━━━ SUPPLIED DATA ━━━

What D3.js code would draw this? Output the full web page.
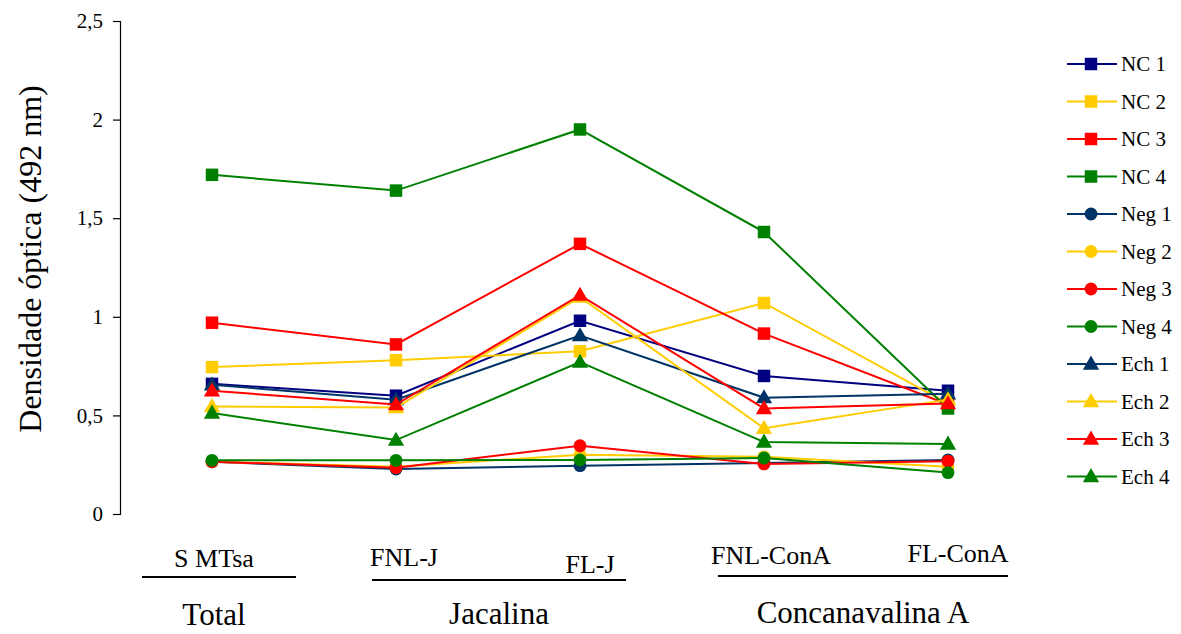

━━━
━━━ SUPPLIED DATA ━━━

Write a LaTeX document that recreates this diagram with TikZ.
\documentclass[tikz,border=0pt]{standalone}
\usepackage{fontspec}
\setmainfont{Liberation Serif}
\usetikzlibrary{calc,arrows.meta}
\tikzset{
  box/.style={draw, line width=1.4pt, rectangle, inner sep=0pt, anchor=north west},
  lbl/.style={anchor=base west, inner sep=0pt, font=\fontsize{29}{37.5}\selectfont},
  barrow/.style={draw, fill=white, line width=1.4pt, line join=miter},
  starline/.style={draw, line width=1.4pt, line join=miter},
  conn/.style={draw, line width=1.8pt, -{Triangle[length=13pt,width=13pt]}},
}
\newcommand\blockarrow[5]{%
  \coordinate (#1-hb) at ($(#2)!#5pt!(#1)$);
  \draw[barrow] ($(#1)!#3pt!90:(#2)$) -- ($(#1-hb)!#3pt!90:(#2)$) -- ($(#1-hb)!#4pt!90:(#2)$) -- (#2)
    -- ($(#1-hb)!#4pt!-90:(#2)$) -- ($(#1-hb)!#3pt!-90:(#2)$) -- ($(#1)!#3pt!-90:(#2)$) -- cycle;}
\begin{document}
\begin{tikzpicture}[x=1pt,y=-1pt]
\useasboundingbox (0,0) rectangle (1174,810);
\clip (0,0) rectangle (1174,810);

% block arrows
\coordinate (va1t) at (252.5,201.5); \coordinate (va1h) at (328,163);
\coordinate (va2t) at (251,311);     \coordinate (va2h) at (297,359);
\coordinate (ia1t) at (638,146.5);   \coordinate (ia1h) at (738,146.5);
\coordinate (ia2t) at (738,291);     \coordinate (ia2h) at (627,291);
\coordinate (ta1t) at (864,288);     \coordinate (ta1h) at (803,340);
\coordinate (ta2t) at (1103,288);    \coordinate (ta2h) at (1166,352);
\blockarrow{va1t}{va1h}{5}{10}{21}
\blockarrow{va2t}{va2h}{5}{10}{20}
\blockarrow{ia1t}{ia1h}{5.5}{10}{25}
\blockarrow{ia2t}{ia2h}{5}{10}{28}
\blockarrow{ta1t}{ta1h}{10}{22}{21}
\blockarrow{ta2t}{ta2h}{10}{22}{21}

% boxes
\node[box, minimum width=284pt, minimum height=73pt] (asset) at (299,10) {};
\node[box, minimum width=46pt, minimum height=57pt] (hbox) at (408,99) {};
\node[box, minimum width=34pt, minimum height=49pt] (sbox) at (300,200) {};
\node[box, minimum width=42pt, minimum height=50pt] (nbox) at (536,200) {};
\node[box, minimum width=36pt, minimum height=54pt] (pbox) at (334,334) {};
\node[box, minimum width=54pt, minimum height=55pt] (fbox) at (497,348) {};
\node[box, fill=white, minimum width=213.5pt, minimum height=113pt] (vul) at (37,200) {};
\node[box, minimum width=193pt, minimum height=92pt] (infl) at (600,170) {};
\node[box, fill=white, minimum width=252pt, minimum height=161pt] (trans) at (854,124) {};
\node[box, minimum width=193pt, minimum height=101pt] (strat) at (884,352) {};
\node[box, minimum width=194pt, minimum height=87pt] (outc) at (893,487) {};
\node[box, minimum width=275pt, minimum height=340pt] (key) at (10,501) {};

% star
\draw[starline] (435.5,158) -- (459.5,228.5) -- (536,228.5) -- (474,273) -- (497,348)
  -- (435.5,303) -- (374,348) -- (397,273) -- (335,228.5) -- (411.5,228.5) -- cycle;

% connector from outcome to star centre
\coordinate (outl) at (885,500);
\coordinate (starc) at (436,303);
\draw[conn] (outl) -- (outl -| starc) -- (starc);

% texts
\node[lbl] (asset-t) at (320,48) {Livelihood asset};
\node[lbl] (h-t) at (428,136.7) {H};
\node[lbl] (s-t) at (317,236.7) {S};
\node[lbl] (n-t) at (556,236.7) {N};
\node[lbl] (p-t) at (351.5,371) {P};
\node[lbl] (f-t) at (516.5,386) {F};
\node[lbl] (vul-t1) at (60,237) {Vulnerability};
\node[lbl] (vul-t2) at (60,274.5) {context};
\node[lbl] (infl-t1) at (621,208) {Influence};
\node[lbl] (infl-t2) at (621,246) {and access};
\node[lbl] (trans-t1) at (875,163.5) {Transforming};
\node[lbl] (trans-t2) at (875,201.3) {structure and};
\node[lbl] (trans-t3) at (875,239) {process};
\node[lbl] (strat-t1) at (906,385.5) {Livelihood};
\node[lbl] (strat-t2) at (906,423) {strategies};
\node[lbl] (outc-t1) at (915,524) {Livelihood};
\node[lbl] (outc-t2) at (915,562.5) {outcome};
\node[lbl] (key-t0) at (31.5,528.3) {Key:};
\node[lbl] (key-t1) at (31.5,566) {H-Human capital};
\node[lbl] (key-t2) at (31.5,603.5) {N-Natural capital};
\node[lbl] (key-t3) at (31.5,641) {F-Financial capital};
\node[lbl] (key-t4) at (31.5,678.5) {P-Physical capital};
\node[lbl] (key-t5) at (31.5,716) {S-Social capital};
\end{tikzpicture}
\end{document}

━━━

> **WHAT TO PRODUCE**
Tell how many lines hold the string "this", giving the number and nothing else.

> **ANSWER FOR THE TASK**
2